Hi yago82,
Many thanks for your reply
I updated the agent policy in kibana choosing the working fleet server url. This policy update creates a new revision for the agent policy. The agent overview in kibana now shows me that the agents running with an outdated policy. Due to the fact that the elasticsearch url is properly configured for these agents they send monitoring and log data. Their current status is offline and they do not fetch the new policy revision. The agent log contains the following line:
{"log.level":"error","@timestamp":"<timestamp>,“log.origin":{"file.name":"fleet/fleet_gateway.go","file.line":197},"message":"Cannot checkin in with fleet-server, retrying","log":{"source":"elastic-agent"},"error":{"message":"fail to checkin to fleet-server: all hosts failed: 1 error occurred:\n\t* requester 0/1 to host https://<wrong fleet server url> errored: Post \"https://<wrong fleet server url>/api/fleet/agents/<agent id>/checkin?\": dial tcp 1<wrong fleet server url>: connect: no route to host\n\n"},"request_duration_ns":3079800091,"failed_checkins":806,"retry_after_ns":467875157778,"ecs.version":"1.6.0"}
I found out that I’am able to restart the elastic agent in the container via the command „elastic-agent restart“ without loosing the pod. Yeaah
But it seems that there is no configuration stored in the container including the fleet server url: #> find /usr/share/elastic-agent -name * -type f | xargs grep "“ /dev/null | more
Only the log files are containing the fleet server url. Running the command „elastic-agent status“ shows me:
┌─ fleet
│ └─ status: (FAILED) fail to checkin to fleet-server: all hosts failed: 1 error occurred:
│ * requester 0/1 to host https://<wrong fleet server url>/ errored: Post "https://<wrong fleet server url>/api/fleet/agents/<agent id>/checkin?": dial tcp <wrong fleet server url>: connect: no route to host
│
│
└─ elastic-agent
└─ status: (HEALTHY) Running
The command „elastic-agent inspect“ shows me:
fleet:
access_api_key: <api key>
agent:
id: <agent id>
enabled: true
host: localhost:5601
hosts:
- https://<wrong fleet server url>
protocol: http
ssl:
renegotiation: never
verification_mode: none
timeout: 10m0s
So I tried to follow your advice putting the fleet server url into the file /usr/share/elastic-agent/elastic-agent.yml. But I could not figure out the correct configuration from the documentation. Can you provide me a correct configuration snippet? Maybe just as in my snippet above? Like
fleet:
hosts:
- https://<correct fleet server url>
Some further information regarding my deployment. As explained on Run Elastic Agent on Kubernetes managed by Fleet | Fleet and Elastic Agent Guide [8.11] | Elastic I used the file elastic-agent-managed-kubernetes.yaml to setup my daemon set. The following environment variables are set:
env:
- name: FLEET_ENROLL
value: "1"
- name: FLEET_INSECURE
value: "true"
- name: FLEET_URL
value: "https://<correct fleet server url>"

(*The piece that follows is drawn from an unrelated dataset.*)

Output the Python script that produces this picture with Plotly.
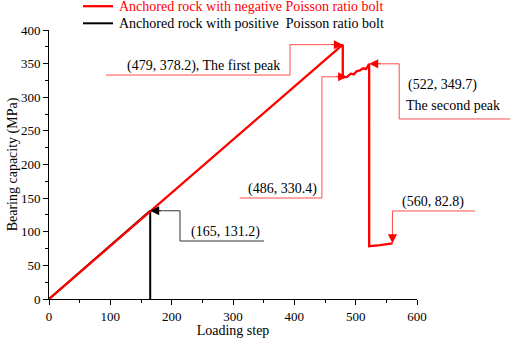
import plotly.graph_objects as go

# ---- data ----
neg_steps = [0, 479, 479, 486, 492, 497, 502, 507, 512, 517, 522, 522, 540, 560]
neg_capacity = [0, 378.2, 329.6, 330.4, 335, 334, 339, 340, 343, 342, 349.7, 78.5, 80.0, 82.8]
pos_steps = [0, 165, 165]
pos_capacity = [0, 131.2, 0]

neg_name = "Anchored rock with negative Poisson ratio bolt"
pos_name = "Anchored rock with positive  Poisson ratio bolt"

x_range = [0, 600]
y_range = [0, 400]
x_ticks = [0, 100, 200, 300, 400, 500, 600]
y_ticks = [0, 50, 100, 150, 200, 250, 300, 350, 400]

FONT = "Liberation Serif"
RED = "#ff0000"
RED_LIGHT = "#ff4d4d"
DARK = "#333333"

fig = go.Figure()
fig.add_trace(go.Scatter(x=pos_steps, y=pos_capacity, mode="lines", name=pos_name,
                         line=dict(color="black", width=2), showlegend=False))
fig.add_trace(go.Scatter(x=neg_steps, y=neg_capacity, mode="lines", name=neg_name,
                         line=dict(color=RED, width=2.3), showlegend=False))


def px(v):
    return (v - x_range[0]) / (x_range[1] - x_range[0])


def py(v):
    return (v - y_range[0]) / (y_range[1] - y_range[0])


def poly(points, color, width=1):
    d = "M " + " L ".join(f"{px(a)},{py(b)}" for a, b in points)
    fig.add_shape(type="path", path=d, xref="paper", yref="paper",
                  line=dict(color=color, width=width), layer="above")


def arrow(tip, tail, color):
    fig.add_annotation(x=tip[0], y=tip[1], ax=tail[0], ay=tail[1], xref="x", yref="y",
                       axref="x", ayref="y", text="", showarrow=True, arrowhead=2,
                       arrowsize=1.8, arrowwidth=1, arrowcolor=color, standoff=0)


def label(x, y, text, xanchor="center", yanchor="bottom", color="black"):
    fig.add_annotation(x=px(x), y=py(y), xref="paper", yref="paper", text=text,
                       showarrow=False, xanchor=xanchor, yanchor=yanchor,
                       font=dict(family=FONT, size=14, color=color))


# legend (drawn as line samples + text above the plot area)
for name, color, width, ly in [(neg_name, RED, 2.3, 1.0885), (pos_name, "black", 2, 1.0249)]:
    fig.add_shape(type="line", xref="paper", yref="paper", x0=0.0924, x1=0.1739,
                  y0=ly, y1=ly, line=dict(color=color, width=width))
    fig.add_annotation(x=0.1848, y=ly, xref="paper", yref="paper", text=name,
                       showarrow=False, xanchor="left", yanchor="middle",
                       font=dict(family=FONT, size=14, color=color))

# first peak
p1 = (neg_steps[1], neg_capacity[1])
poly([(93, 333), (393, 333), (393, p1[1]), (p1[0] - 20, p1[1])], RED_LIGHT)
arrow(p1, (p1[0] - 22, p1[1]), RED)
label(252, 332, "(479, 378.2), The first peak")

# trough after first peak
p2 = (neg_steps[3], neg_capacity[3])
poly([(311, 150.2), (445, 150.2), (445, p2[1]), (p2[0] - 20, p2[1])], RED_LIGHT)
arrow(p2, (p2[0] - 22, p2[1]), RED)
label(380, 149, "(486, 330.4)")

# second peak
p3 = (neg_steps[10], neg_capacity[10])
poly([(p3[0] + 20, p3[1]), (571, p3[1]), (571, 267.7), (752, 267.7)], RED_LIGHT)
arrow(p3, (p3[0] + 22, p3[1]), RED)
label(582, 318, "(522, 349.7)", xanchor="left", yanchor="middle")
label(579, 287, "The second peak", xanchor="left", yanchor="middle")

# end point
p4 = (neg_steps[-1], neg_capacity[-1])
poly([(694.6, 130.9), (p4[0], 130.9), (p4[0], p4[1] + 15)], RED_LIGHT)
arrow(p4, (p4[0], p4[1] + 17), RED)
label(626, 129.5, "(560, 82.8)")

# positive bolt peak
p5 = (pos_steps[1], pos_capacity[1])
poly([(p5[0] + 20, p5[1]), (213.6, p5[1]), (213.6, 86.2), (350.5, 86.2)], DARK)
arrow(p5, (p5[0] + 22, p5[1]), "black")
label(287, 85, "(165, 131.2)")

axis_common = dict(showline=True, linecolor="black", linewidth=1, ticks="outside",
                   ticklen=5, tickwidth=1, tickcolor="black", showgrid=False,
                   zeroline=False, automargin=False,
                   tickfont=dict(family=FONT, size=13, color="black"),
                   minor=dict(ticks="outside", ticklen=3, tickcolor="black", tickwidth=1))

fig.update_xaxes(range=x_range, tickvals=x_ticks,
                 title=dict(text="Loading step", font=dict(family=FONT, size=14, color="black"),
                            standoff=2),
                 **axis_common)
fig.update_xaxes(minor=dict(dtick=50))
fig.update_yaxes(range=y_range, tickvals=y_ticks,
                 title=dict(text="Bearing capacity (MPa)", font=dict(family=FONT, size=14, color="black"),
                            standoff=0),
                 **axis_common)
fig.update_yaxes(minor=dict(dtick=25))

fig.update_layout(
    width=512, height=338,
    margin=dict(l=49, r=95, t=30, b=39, autoexpand=False),
    paper_bgcolor="white", plot_bgcolor="white",
    font=dict(family=FONT, size=14, color="black"),
    showlegend=False,
)

fig.write_html("out.html", config={"displayModeBar": False},
               post_script="document.body.style.margin='0px';document.body.style.overflow='hidden';")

- name: FLEET_ENROLLMENT_TOKEN
value: "<enrollment token agent policy>“
- name: KIBANA_HOST
value: "http://kibana:5601"
- name: KIBANA_FLEET_USERNAME
value: "elastic"
- name: KIBANA_FLEET_PASSWORD
value: "changeme"
- name: NODE_NAME
valueFrom:
fieldRef:
fieldPath: spec.nodeName
- name: POD_NAME
valueFrom:
fieldRef:
fieldPath: metadata.name
- name: ELASTIC_NETINFO
value: "false"
It’s currently very frustrating. Hopefully someone has an idea how to fix it. Thanks in advance.